Figure 2: Model Structure for the standard four block encoder-decoder with skip connections U-Net architecture we used.
Network Architecture
We used a standard U-Net architecture with an encoder-decoder structure with skip connections. The input has 5 channels which correspond to the four bands and vegetation index in the imagery. The encoder, which down-samples the imagery, is a resnet34 encoder and is made of four blocks. Each block has a 3x3 convolution filter, a reLU activation function, and a max pooling layer with a stride and kernel size of 2x2. The convolution layers have a padding of 1 pixel to prevent the image from reducing in size.
The decoder, which up-samples the imagery, has four blocks. Each block has a transposed convolutional layer with a reLU activation filter, with a kernel size and stride of 2x2. There are skip connections from the encoder to decoder blocks which help the model maintain spatial details. The final layer is sent through a 1x1 convolution filter and creates a binary output map where 1 represents canopy and 0 represents everything else. The structure of this model is shown in figure 2.

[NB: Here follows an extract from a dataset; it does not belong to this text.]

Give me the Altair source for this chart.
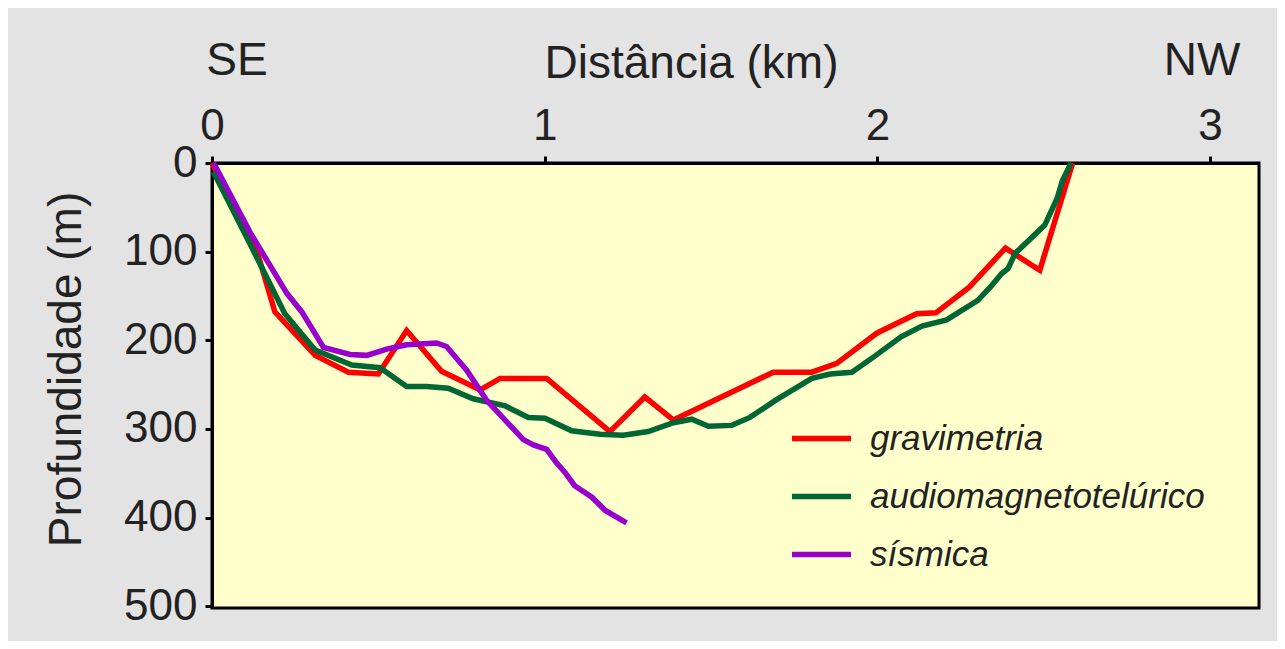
import altair as alt
import pandas as pd

# ---- data ----
series_names = ["gravimetria", "audiomagnetotelúrico", "sísmica"]
series_colors = ["#ff0000", "#006633", "#9900cc"]

grav_km = [0.0, 0.134, 0.189, 0.310, 0.410, 0.500, 0.585, 0.690, 0.806, 0.866, 1.006, 1.196,
           1.301, 1.387, 1.687, 1.803, 1.878, 1.998, 2.068, 2.118, 2.176, 2.276, 2.385, 2.488, 2.587]
grav_m = [0, 98, 168, 217, 236, 238, 189, 235, 256, 243, 243, 303,
          264, 290, 236, 236, 226, 192, 179, 170, 169, 140, 96, 121, 0]

amt_km = [0.004, 0.114, 0.219, 0.310, 0.420, 0.505, 0.585, 0.645, 0.710, 0.785, 0.881, 0.951,
          1.001, 1.081, 1.166, 1.236, 1.311, 1.387, 1.442, 1.492, 1.562, 1.617, 1.697, 1.803,
          1.858, 1.923, 1.988, 2.071, 2.134, 2.208, 2.302, 2.344, 2.373, 2.393, 2.414, 2.503,
          2.540, 2.556, 2.582]
amt_m = [10, 91, 170, 211, 228, 231, 252, 252, 254, 266, 274, 287,
         288, 302, 306, 307, 303, 293, 289, 297, 296, 287, 267, 243,
         238, 236, 219, 196, 184, 177, 155, 138, 125, 119, 102, 70,
         40, 20, 0]

sis_km = [0.005, 0.114, 0.225, 0.270, 0.335, 0.415, 0.465, 0.525, 0.585, 0.675, 0.705, 0.766,
          0.826, 0.886, 0.936, 0.966, 1.006, 1.033, 1.061, 1.090, 1.142, 1.182, 1.246]
sis_m = [0, 78, 147, 168, 208, 216, 217, 210, 205, 203, 207, 234,
         268, 292, 312, 318, 323, 337, 349, 364, 377, 392, 406]

x_ticks = [0, 1, 2, 3]
y_ticks = [0, 100, 200, 300, 400, 500]

dir_labels = ["SE", "NW"]
dir_km = [0.075, 2.976]

# ---- tables ----
rows = []
for name, kms, ms in zip(series_names, [grav_km, amt_km, sis_km], [grav_m, amt_m, sis_m]):
    for i, (k, m) in enumerate(zip(kms, ms)):
        rows.append({"serie": name, "km": k, "m": m, "i": i})
df = pd.DataFrame(rows)
dir_df = pd.DataFrame({"label": dir_labels, "km": dir_km})

FONT = "Liberation Sans"
TXT = "#222222"

x_scale = alt.Scale(domain=[0, 3.147], nice=False, zero=False)
y_scale = alt.Scale(domain=[0, 502], nice=False, reverse=True)
color_scale = alt.Scale(domain=series_names, range=series_colors)

x_enc = alt.X("km:Q", scale=x_scale,
              axis=alt.Axis(orient="top", values=x_ticks, format="d", title="Distância (km)",
                            titleX=479, titleY=-86, titleBaseline="alphabetic",
                            titleAnchor="start", titleAlign="center"))
y_enc = alt.Y("m:Q", scale=y_scale,
              axis=alt.Axis(values=y_ticks, format="d", title="Profundidade (m)",
                            titleX=-132, titleY=206, titleBaseline="alphabetic",
                            titleAngle=-90, titleAlign="center"))

layers = []
for name in series_names:
    layers.append(
        alt.Chart(df).transform_filter(alt.datum.serie == name)
        .mark_line(strokeWidth=5.5, strokeJoin="miter", strokeCap="butt")
        .encode(
            x=x_enc, y=y_enc,
            order="i:Q",
            color=alt.Color("serie:N", scale=color_scale,
                            legend=alt.Legend(title=None, orient="none", legendX=577, legendY=243,
                                              symbolType="stroke", symbolSize=3481,
                                              symbolStrokeWidth=5.5, labelOffset=16,
                                              labelFont=FONT, labelFontSize=35,
                                              labelFontStyle="italic", labelColor=TXT,
                                              rowPadding=7, labelLimit=600)),
        )
    )

dir_text = alt.Chart(dir_df).mark_text(
    font=FONT, fontSize=46, color=TXT, align="center", baseline="alphabetic"
).encode(x=alt.X("km:Q", scale=x_scale), y=alt.value(-88), text="label:N")

chart = alt.layer(*layers, dir_text).properties(
    width=1047, height=445,
    autosize=alt.AutoSizeParams(type="none"),
    padding={"left": 204, "top": 155, "right": 18, "bottom": 33},
    background="#e3e3e3",
).configure_view(
    fill="#ffffcc", stroke="#000000", strokeWidth=3
).configure_axis(
    grid=False, domainColor="#000000", domainWidth=3,
    tickColor="#000000", tickWidth=3, tickSize=7,
    labelFont=FONT, labelFontSize=44, labelColor=TXT, labelPadding=8,
    titleFont=FONT, titleFontSize=46, titleColor=TXT, titleFontWeight="normal",
    labelFlush=False, labelOverlap=False,
)

chart.save("out.html", embed_options={"renderer": "svg", "actions": False})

The model uses a cross entropy loss function to adjust model weights during training, which is often used for classification problems like ours and utilizes softmax activation followed by log transformation (Lau, 2022). Validation loss during training is shown in figure 4.
Model Parameters
The model was created and run using the PyTorch machine learning library. The model uses an Adams optimizer with standard parameters to update network weights (Kingma and Ba, 2017). I ran the model on two Tesla V100 GPUs. I trained the model with a batch size of 16. The learning rate was set to 0.0001. I ran several tests altering the number of training samples and epochs to see how performance was affected. The number of training samples and epochs were (500, 100), (8000, 150), and (8999,200) respectively.
Results
I trained the model three times with increasing epochs and training data. The first model was trained across 100 epochs with 500 training samples and resulted in a precision of 0.718, a recall of 0.314, and an F-Score of 0.427 (Figure 3). The second mode was trained across 150 epochs with 8,000 training samples and resulted in a precision of 0.753, a recall of 0.65, and an F-Score of 0.701 (Figure 3). The final model was trained across 200 epochs with 8,999 training samples and results in a precision of 0.773, a recall of 0.637, and an F-Score of 0.698.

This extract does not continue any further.